### Written task
Reproduce the material below line by line, beginning with its first line and ending with the line that contains "const chart = echarts.init(document.getElementById('chart'));"; leave out pictures.

### Information provided
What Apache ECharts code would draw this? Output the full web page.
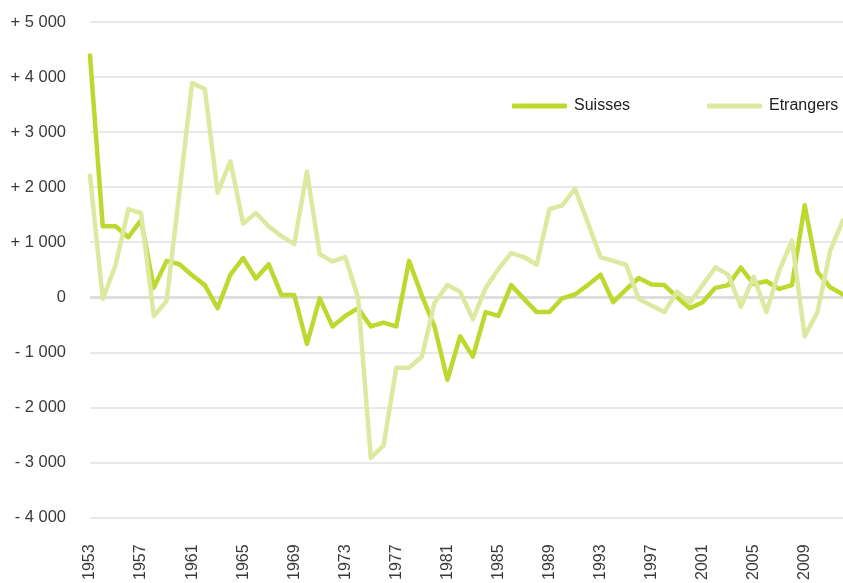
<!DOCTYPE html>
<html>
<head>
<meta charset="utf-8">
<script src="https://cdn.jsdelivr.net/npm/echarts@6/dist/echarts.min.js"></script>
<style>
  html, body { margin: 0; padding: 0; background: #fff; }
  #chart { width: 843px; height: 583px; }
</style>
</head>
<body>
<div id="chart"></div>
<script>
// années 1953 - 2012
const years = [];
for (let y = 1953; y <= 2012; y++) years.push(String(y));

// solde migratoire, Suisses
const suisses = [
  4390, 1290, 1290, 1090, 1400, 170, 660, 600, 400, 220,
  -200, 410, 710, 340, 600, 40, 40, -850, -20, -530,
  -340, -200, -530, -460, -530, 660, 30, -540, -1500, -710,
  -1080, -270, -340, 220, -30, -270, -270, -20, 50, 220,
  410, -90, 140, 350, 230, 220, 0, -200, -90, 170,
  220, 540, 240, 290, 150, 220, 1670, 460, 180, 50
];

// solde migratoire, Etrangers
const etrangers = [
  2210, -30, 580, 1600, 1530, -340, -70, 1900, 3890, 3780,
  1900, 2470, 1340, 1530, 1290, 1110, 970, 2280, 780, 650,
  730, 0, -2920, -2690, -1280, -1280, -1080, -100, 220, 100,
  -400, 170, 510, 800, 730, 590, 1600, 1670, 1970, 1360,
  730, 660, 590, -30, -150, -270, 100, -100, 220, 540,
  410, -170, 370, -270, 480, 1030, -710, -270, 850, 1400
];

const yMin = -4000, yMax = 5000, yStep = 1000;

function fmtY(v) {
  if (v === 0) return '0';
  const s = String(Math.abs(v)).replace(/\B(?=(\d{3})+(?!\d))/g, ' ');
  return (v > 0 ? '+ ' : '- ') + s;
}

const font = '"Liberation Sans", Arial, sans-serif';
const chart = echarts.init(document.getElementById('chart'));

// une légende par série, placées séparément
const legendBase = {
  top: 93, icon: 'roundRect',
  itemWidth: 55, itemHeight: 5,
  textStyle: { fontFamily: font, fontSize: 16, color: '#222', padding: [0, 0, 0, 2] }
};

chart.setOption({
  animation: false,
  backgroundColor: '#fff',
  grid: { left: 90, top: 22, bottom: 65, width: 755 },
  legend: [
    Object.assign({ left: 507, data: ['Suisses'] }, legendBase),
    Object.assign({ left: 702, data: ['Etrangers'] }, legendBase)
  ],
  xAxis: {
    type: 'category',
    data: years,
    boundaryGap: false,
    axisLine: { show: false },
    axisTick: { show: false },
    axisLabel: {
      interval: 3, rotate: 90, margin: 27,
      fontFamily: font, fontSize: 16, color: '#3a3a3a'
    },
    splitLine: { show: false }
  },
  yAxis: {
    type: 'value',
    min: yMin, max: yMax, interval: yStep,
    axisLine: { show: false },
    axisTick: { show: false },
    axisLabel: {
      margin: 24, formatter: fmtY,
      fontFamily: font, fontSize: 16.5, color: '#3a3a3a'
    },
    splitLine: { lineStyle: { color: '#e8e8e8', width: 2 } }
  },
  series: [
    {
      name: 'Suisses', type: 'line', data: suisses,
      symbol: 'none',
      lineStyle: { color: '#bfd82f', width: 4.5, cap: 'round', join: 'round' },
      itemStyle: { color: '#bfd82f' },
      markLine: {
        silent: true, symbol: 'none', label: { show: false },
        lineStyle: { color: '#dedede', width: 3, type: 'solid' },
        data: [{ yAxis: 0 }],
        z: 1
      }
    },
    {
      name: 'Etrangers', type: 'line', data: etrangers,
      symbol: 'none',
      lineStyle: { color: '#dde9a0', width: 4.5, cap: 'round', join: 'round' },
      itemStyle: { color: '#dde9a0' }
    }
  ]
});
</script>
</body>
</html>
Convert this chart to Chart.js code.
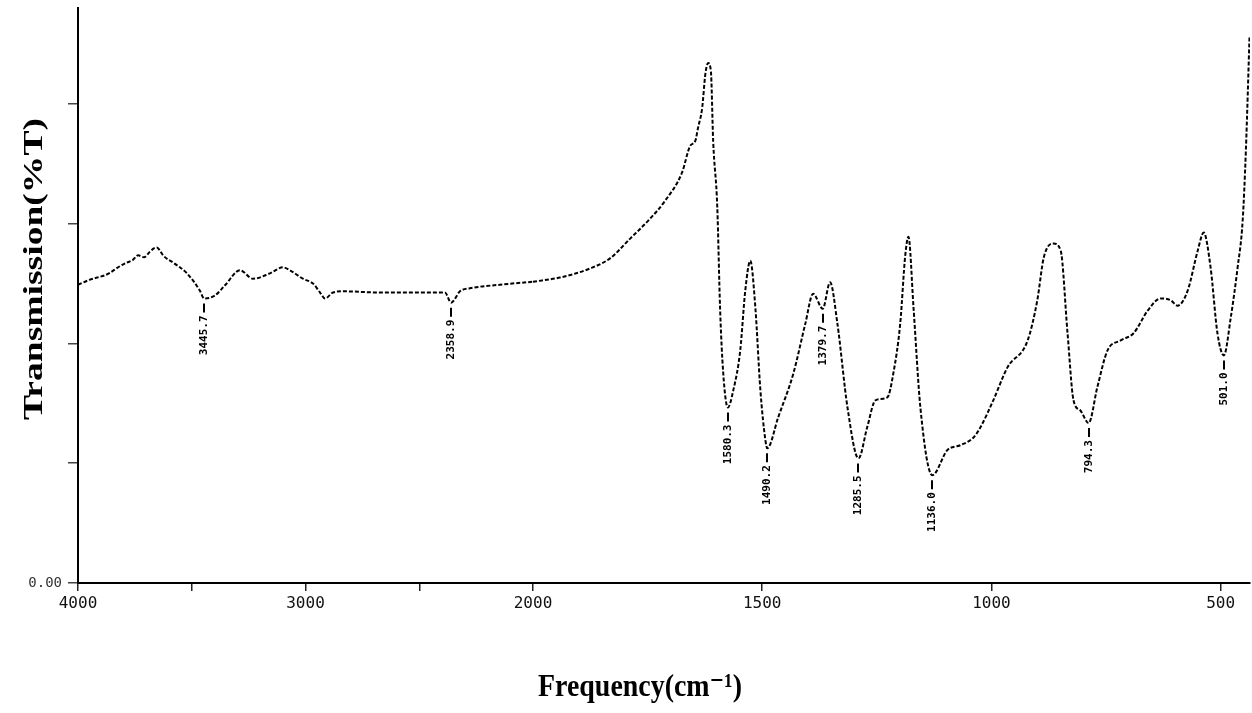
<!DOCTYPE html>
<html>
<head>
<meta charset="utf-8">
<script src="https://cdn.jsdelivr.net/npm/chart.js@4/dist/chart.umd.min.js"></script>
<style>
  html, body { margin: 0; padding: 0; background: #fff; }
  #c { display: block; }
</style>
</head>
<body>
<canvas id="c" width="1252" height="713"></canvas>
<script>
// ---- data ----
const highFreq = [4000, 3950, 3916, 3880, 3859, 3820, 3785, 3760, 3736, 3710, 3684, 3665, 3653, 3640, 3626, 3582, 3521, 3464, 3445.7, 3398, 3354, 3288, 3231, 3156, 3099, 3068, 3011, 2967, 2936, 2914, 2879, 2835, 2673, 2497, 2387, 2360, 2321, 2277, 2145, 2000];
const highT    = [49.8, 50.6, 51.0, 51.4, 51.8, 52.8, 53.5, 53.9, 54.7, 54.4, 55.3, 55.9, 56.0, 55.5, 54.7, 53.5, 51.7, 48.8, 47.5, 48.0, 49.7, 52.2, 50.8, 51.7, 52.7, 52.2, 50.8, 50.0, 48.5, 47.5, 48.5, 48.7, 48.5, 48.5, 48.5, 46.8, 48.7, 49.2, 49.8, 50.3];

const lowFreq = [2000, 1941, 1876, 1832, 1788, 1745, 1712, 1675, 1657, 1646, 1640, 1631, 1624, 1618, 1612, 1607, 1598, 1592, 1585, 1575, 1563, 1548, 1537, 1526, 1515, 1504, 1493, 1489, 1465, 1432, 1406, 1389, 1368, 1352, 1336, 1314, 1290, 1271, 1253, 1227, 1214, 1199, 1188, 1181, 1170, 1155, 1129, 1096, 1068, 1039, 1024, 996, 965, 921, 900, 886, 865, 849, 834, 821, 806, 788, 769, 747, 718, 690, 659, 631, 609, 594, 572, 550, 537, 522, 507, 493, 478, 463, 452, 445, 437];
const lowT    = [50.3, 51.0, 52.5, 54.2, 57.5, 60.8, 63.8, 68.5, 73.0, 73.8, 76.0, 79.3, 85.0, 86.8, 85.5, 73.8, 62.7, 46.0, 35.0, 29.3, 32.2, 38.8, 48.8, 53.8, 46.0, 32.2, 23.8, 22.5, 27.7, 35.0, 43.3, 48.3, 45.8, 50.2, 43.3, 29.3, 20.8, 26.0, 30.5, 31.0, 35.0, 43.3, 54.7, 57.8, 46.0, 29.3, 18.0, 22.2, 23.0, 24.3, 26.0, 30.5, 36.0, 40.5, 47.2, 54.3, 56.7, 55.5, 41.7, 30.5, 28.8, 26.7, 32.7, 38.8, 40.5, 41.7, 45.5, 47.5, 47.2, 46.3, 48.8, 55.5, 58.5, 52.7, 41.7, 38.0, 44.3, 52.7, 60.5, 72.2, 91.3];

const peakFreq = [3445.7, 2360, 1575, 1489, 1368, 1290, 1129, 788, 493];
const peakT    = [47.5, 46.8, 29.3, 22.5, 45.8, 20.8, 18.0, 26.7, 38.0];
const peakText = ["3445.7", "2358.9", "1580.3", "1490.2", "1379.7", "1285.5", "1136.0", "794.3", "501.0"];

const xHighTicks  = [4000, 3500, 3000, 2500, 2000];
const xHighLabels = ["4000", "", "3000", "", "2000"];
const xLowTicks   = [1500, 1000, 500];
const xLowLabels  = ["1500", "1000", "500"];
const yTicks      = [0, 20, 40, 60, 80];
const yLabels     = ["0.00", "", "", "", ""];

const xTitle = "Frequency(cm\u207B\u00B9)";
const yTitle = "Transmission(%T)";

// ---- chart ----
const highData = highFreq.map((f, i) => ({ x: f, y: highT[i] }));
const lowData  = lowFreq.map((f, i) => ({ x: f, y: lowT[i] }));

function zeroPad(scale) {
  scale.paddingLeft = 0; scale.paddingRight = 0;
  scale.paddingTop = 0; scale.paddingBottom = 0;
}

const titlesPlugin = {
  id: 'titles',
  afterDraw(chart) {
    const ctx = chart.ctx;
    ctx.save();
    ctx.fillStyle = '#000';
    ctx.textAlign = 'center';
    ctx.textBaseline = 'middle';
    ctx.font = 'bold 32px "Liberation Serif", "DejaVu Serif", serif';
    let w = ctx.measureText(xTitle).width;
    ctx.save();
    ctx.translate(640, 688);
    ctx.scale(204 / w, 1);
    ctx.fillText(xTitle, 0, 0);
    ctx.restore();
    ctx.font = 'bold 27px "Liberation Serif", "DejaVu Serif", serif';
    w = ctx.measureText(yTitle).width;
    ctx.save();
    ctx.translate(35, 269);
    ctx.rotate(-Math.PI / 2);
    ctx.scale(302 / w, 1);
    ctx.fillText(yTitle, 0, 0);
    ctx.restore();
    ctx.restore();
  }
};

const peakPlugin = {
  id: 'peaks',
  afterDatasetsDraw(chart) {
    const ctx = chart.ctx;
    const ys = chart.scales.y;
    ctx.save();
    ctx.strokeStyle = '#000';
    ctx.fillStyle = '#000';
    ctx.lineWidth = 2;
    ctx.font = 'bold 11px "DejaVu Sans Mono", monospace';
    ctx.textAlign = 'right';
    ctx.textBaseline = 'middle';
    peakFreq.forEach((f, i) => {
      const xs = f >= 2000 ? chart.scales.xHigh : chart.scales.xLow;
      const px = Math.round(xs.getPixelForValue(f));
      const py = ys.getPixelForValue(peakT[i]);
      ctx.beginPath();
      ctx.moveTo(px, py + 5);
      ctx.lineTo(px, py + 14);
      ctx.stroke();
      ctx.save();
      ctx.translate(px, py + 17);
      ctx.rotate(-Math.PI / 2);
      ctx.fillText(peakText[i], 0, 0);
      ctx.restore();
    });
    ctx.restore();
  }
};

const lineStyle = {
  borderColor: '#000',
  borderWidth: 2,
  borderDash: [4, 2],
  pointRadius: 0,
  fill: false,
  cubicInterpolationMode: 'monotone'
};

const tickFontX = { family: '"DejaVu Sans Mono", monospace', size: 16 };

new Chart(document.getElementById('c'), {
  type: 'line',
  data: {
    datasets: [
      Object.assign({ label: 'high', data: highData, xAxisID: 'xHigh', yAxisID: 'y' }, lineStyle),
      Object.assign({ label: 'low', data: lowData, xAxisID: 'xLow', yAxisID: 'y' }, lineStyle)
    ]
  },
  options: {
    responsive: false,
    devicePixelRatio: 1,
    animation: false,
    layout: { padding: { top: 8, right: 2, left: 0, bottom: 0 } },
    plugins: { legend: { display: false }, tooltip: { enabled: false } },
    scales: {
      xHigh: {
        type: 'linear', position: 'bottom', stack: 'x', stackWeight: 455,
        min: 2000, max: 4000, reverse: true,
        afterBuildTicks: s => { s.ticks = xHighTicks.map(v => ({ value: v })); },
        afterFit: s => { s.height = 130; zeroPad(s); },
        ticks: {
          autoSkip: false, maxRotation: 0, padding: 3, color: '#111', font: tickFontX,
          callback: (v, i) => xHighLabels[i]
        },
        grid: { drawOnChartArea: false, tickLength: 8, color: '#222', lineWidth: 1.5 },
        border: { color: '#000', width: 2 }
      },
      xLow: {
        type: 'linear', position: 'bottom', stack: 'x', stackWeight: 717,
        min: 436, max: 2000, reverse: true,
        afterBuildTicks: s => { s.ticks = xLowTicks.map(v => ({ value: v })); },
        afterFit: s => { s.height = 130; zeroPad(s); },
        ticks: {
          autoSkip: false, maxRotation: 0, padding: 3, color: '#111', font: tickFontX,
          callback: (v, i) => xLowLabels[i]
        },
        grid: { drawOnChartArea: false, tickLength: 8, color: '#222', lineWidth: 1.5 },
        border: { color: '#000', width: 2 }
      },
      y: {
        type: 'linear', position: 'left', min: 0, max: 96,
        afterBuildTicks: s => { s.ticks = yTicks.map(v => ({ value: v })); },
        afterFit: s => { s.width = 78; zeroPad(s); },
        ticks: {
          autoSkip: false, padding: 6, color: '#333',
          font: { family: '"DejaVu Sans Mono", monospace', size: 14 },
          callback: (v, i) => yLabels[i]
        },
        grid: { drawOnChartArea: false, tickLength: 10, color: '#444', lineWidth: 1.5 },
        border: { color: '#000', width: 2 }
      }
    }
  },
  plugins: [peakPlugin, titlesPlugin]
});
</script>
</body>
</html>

### Output below
What Apache ECharts code would draw this? Output the full web page.
<!DOCTYPE html>
<html>
<head>
<meta charset="utf-8">
<script src="https://cdn.jsdelivr.net/npm/echarts@6/dist/echarts.min.js"></script>
<style>
  html, body { margin: 0; padding: 0; background: #fff; }
  #chart { width: 843px; height: 583px; }
</style>
</head>
<body>
<div id="chart"></div>
<script>
// années 1953 - 2012
const years = [];
for (let y = 1953; y <= 2012; y++) years.push(String(y));

// solde migratoire, Suisses
const suisses = [
  4390, 1290, 1290, 1090, 1400, 170, 660, 600, 400, 220,
  -200, 410, 710, 340, 600, 40, 40, -850, -20, -530,
  -340, -200, -530, -460, -530, 660, 30, -540, -1500, -710,
  -1080, -270, -340, 220, -30, -270, -270, -20, 50, 220,
  410, -90, 140, 350, 230, 220, 0, -200, -90, 170,
  220, 540, 240, 290, 150, 220, 1670, 460, 180, 50
];

// solde migratoire, Etrangers
const etrangers = [
  2210, -30, 580, 1600, 1530, -340, -70, 1900, 3890, 3780,
  1900, 2470, 1340, 1530, 1290, 1110, 970, 2280, 780, 650,
  730, 0, -2920, -2690, -1280, -1280, -1080, -100, 220, 100,
  -400, 170, 510, 800, 730, 590, 1600, 1670, 1970, 1360,
  730, 660, 590, -30, -150, -270, 100, -100, 220, 540,
  410, -170, 370, -270, 480, 1030, -710, -270, 850, 1400
];

const yMin = -4000, yMax = 5000, yStep = 1000;

function fmtY(v) {
  if (v === 0) return '0';
  const s = String(Math.abs(v)).replace(/\B(?=(\d{3})+(?!\d))/g, ' ');
  return (v > 0 ? '+ ' : '- ') + s;
}

const font = '"Liberation Sans", Arial, sans-serif';
const chart = echarts.init(document.getElementById('chart'));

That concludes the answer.